River or Creek Frontage: Nothing creates a romantic atmosphere and a desirable place to live like being on one of Teton Valley’s Creeks, or the Holy Grail, the Teton River. Supply is obviously limited to the banks of one of these creeks flowing from the canyons of the surrounding foothills of the Big Hole or Teton mountain range, but it is almost impossible to locate available land along the banks of the Teton River. The Teton River is formed by a culmination of creeks and springs on the South end of the Teton Valley and gradually becomes a river about 6 miles South of Driggs. It gains creeks and momentum along the way, ultimately exiting Teton Valley at the North end of the valley below River Rim Ranch, becoming class 5 white-water rapids before flowing into the Snake River. Much of this land is protected in conservation, and the few available parcels that remain are held tightly and traded infrequently.

As I mentioned at the beginning of this writing, even subdivided lots can have their own specific sectors or Categories in the marketplace that naturally limit availability. I would consider one such category to be Teton “View Corridor” building sites East of Highway 33, and between the 2.5 Mile and 6 Mile mark North of Driggs that creates the full, Four Peak Teton view.

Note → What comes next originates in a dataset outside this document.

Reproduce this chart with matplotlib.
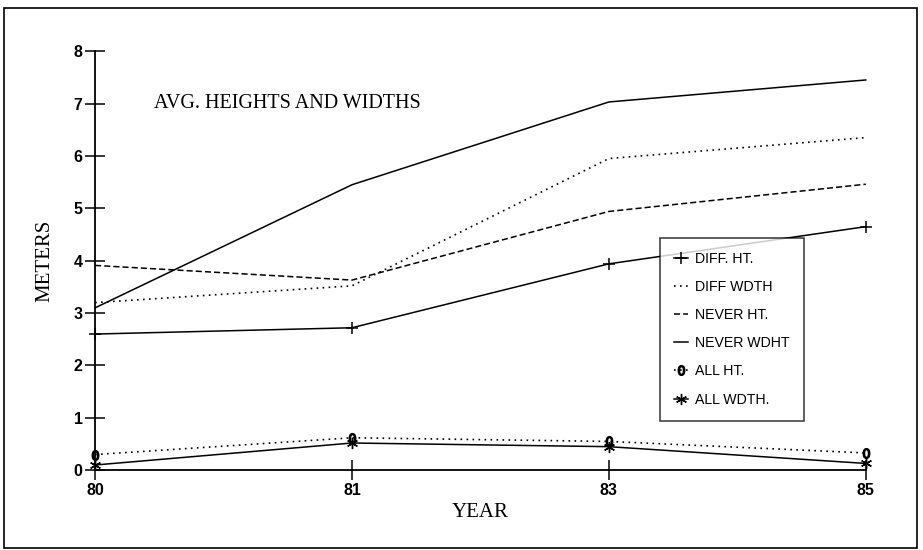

As you begin to narrow these lots down into areas where view corridor seekers prefer, the inventory reduces to only a handful available building sites depending on the price range.

I believe land today, and likely in the future, will be a viable investment for these reasons. The prices are low because of the perceived supply, therefore the value, in my opinion, is high. There are only very short periods of time which I believe land sells at unsustainable price points, 2007 and 2008 was an example of this. These land bubbles are typically very short, and do not happen frequently. In addition, holding costs for land are usually very affordable with relatively low property taxes and homeowners dues in most of developments. For these reasons, land is becoming one of my preferred recommendations for affordable long-term investments in Teton Valley.